Posted: Thu Aug 04, 2005 1:04 pm
by hench_Archive
not crap.

i spent a good portion of my first two years in chicago walking around... taking sidestreets, alleys, sneaky trails, etc... like, 10-15 mile walks.

not only did i learn the city very well, i lost about 60 pounds that i'd put on during the many years where i did nothing but drink beer & drive.

i would continue to walk around all the time but i bought a bike... so now i can snoop around the city in a quicker and lengthier fashion.

you can call me mister sexy awesome legs.

act: the urban walkabout

Posted: Thu Aug 04, 2005 1:06 pm
by itchy mcgoo_Archive
I sold my car when I moved to Chicago in May. In an effort to get to know the neighborhoods around me, and because of my lack of air conditioning, I started taking long walks every night, usually between 9 and midnight. It's become an amazing habit that will be hard to shake come winter. I see something simple and neat during every stroll.
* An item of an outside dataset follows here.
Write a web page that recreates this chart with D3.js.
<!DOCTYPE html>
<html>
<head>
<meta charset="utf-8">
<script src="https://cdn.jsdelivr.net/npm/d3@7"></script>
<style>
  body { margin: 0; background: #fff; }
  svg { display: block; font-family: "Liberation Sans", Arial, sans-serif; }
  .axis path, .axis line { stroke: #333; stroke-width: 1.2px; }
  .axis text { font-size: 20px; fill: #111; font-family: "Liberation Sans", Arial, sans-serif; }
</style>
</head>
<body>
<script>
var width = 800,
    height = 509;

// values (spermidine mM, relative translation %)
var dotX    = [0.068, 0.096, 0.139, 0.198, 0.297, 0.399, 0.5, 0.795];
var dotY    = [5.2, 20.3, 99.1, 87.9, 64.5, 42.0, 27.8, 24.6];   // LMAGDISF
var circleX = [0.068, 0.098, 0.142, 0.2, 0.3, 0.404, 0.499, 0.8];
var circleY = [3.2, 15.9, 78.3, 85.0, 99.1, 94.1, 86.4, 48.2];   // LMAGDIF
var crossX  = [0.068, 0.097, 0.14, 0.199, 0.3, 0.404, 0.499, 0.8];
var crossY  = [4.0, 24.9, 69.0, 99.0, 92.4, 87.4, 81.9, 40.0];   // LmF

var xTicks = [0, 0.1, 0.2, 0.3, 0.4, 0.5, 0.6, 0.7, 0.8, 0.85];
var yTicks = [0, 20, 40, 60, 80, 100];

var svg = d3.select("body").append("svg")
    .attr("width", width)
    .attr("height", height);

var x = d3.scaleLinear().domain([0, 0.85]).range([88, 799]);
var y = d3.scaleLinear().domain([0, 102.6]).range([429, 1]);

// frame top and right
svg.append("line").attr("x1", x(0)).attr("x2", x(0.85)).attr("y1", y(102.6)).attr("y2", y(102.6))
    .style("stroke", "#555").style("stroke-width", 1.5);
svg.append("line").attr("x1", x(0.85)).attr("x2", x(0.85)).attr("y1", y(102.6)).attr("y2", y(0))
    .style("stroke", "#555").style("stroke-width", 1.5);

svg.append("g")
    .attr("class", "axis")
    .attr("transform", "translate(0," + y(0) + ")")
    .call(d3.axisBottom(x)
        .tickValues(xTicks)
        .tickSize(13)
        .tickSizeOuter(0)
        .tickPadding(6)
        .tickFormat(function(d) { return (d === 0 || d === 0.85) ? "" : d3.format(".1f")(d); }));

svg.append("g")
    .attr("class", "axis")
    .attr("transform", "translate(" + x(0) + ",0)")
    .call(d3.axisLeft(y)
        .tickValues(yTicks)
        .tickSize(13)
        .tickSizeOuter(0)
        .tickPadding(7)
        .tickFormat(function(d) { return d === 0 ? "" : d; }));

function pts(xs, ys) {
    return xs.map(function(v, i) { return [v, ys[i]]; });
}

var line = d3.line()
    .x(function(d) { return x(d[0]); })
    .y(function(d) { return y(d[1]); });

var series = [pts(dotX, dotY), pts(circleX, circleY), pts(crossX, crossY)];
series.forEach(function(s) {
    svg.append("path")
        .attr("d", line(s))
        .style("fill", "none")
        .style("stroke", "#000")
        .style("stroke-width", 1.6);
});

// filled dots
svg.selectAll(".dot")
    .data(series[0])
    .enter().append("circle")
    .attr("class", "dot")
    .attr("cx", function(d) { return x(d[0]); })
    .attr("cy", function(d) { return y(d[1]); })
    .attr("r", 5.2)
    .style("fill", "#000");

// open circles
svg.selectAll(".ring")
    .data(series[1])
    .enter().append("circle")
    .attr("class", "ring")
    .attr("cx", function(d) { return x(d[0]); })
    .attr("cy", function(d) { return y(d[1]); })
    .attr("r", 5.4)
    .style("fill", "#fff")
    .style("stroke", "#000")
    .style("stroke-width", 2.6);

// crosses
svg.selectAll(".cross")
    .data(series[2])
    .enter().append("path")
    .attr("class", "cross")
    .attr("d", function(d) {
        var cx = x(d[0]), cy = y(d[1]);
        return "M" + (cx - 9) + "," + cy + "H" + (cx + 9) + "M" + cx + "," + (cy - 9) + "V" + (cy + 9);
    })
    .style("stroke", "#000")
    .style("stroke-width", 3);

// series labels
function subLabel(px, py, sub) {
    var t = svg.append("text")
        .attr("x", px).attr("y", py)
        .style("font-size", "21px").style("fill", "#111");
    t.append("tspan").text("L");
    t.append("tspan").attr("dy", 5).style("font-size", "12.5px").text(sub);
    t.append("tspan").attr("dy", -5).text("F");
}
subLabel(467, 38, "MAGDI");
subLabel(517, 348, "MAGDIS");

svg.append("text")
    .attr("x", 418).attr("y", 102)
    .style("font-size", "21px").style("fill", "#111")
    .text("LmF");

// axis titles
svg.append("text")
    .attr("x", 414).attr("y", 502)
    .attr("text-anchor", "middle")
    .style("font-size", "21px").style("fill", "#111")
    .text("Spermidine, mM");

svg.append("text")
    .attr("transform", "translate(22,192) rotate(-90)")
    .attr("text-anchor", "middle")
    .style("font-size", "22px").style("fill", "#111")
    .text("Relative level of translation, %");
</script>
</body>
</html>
Whatever mood I'm in, I find little supporting characters for it. If I'm happy, I notice how how good-looking everyone is and admire the books in their hands and trade a lot of friendly smiles. If I'm lonely, I find myself "shocked" that everyone in this damn city besides me seems to be a fuckin' date. If I'm feeling quiet, I always seem to notice a lot of kitties and rabbits hopping around the city parks and I stop to watch them do their rabbit-y things. The best, though, is when I'm feeling a little silly--I take in all kinds of great little things. I saw a tanned and gelled-up boy last week wearing a t-shirt that said "I'm really big in Europe". Hawhawhaw!

Cheers, long walks, you make me feel like a citizen of humanity. I hope to walk in Birmingham one day after cjh's fine description. So nice.

act: the urban walkabout

Posted: Thu Aug 04, 2005 1:18 pm
by tmidgett_Archive
some of the most enduring memories of my time in silkworm will be those of late-night tramps through different cities

particularly italy. particularly verona--we wandered around from about 1am to 4am, i think. incredible at night, with the canal waters running high, all the pale buildings lit up. really a great time.

totally not crap, assuming muggings/beatings are not involved

act: the urban walkabout

Posted: Thu Aug 04, 2005 3:32 pm
by stewie_Archive
Not Crap, unless it's in Dublin, because you're likely to lose wallet / limb / life (pick one).